Entries with chart source code:
* * * * *

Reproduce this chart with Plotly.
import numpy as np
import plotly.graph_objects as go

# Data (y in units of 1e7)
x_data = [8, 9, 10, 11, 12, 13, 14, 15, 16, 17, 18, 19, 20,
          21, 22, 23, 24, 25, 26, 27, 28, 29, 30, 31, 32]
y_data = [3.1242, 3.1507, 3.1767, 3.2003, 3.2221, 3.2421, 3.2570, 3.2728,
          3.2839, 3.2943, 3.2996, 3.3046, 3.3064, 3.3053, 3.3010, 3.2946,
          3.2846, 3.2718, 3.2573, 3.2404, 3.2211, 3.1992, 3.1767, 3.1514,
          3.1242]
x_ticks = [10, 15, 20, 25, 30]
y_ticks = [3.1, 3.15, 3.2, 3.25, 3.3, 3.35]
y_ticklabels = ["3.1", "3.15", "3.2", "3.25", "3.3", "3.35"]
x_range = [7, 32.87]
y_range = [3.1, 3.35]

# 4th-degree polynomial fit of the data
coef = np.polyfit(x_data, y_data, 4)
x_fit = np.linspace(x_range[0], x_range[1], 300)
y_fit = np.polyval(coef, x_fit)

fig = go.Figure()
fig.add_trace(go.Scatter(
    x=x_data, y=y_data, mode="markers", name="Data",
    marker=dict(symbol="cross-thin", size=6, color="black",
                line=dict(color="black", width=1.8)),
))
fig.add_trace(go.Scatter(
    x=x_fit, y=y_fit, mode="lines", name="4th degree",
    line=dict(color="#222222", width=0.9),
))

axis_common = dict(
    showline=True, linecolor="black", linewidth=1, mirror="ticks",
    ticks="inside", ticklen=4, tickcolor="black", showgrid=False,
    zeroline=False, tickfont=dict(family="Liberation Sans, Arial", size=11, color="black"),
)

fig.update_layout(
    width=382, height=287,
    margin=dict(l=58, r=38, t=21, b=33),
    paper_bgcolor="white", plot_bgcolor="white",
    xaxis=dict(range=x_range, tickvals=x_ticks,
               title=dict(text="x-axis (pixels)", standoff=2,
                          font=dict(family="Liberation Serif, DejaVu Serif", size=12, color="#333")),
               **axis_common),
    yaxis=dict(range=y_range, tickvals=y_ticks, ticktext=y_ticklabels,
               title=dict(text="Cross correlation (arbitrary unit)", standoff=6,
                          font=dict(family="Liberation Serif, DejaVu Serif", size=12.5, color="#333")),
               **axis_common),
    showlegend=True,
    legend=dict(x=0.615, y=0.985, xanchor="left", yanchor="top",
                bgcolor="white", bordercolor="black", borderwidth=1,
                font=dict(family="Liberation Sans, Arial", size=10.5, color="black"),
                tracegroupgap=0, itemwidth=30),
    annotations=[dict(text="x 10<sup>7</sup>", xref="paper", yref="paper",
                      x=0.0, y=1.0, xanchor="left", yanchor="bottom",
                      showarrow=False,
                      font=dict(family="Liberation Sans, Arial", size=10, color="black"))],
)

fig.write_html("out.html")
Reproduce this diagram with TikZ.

* * * * *

What you need to do: Set down the entries verbatim, leaving none out.

Final result:
Reproduce this chart with Plotly.
import numpy as np
import plotly.graph_objects as go

# Data (y in units of 1e7)
x_data = [8, 9, 10, 11, 12, 13, 14, 15, 16, 17, 18, 19, 20,
          21, 22, 23, 24, 25, 26, 27, 28, 29, 30, 31, 32]
y_data = [3.1242, 3.1507, 3.1767, 3.2003, 3.2221, 3.2421, 3.2570, 3.2728,
          3.2839, 3.2943, 3.2996, 3.3046, 3.3064, 3.3053, 3.3010, 3.2946,
          3.2846, 3.2718, 3.2573, 3.2404, 3.2211, 3.1992, 3.1767, 3.1514,
          3.1242]
x_ticks = [10, 15, 20, 25, 30]
y_ticks = [3.1, 3.15, 3.2, 3.25, 3.3, 3.35]
y_ticklabels = ["3.1", "3.15", "3.2", "3.25", "3.3", "3.35"]
x_range = [7, 32.87]
y_range = [3.1, 3.35]

# 4th-degree polynomial fit of the data
coef = np.polyfit(x_data, y_data, 4)
x_fit = np.linspace(x_range[0], x_range[1], 300)
y_fit = np.polyval(coef, x_fit)

fig = go.Figure()
fig.add_trace(go.Scatter(
    x=x_data, y=y_data, mode="markers", name="Data",
    marker=dict(symbol="cross-thin", size=6, color="black",
                line=dict(color="black", width=1.8)),
))
fig.add_trace(go.Scatter(
    x=x_fit, y=y_fit, mode="lines", name="4th degree",
    line=dict(color="#222222", width=0.9),
))

axis_common = dict(
    showline=True, linecolor="black", linewidth=1, mirror="ticks",
    ticks="inside", ticklen=4, tickcolor="black", showgrid=False,
    zeroline=False, tickfont=dict(family="Liberation Sans, Arial", size=11, color="black"),
)

fig.update_layout(
    width=382, height=287,
    margin=dict(l=58, r=38, t=21, b=33),
    paper_bgcolor="white", plot_bgcolor="white",
    xaxis=dict(range=x_range, tickvals=x_ticks,
               title=dict(text="x-axis (pixels)", standoff=2,
                          font=dict(family="Liberation Serif, DejaVu Serif", size=12, color="#333")),
               **axis_common),
    yaxis=dict(range=y_range, tickvals=y_ticks, ticktext=y_ticklabels,
               title=dict(text="Cross correlation (arbitrary unit)", standoff=6,
                          font=dict(family="Liberation Serif, DejaVu Serif", size=12.5, color="#333")),
               **axis_common),
    showlegend=True,
    legend=dict(x=0.615, y=0.985, xanchor="left", yanchor="top",
                bgcolor="white", bordercolor="black", borderwidth=1,
                font=dict(family="Liberation Sans, Arial", size=10.5, color="black"),
                tracegroupgap=0, itemwidth=30),
    annotations=[dict(text="x 10<sup>7</sup>", xref="paper", yref="paper",
                      x=0.0, y=1.0, xanchor="left", yanchor="bottom",
                      showarrow=False,
                      font=dict(family="Liberation Sans, Arial", size=10, color="black"))],
)

fig.write_html("out.html")
Reproduce this diagram with TikZ.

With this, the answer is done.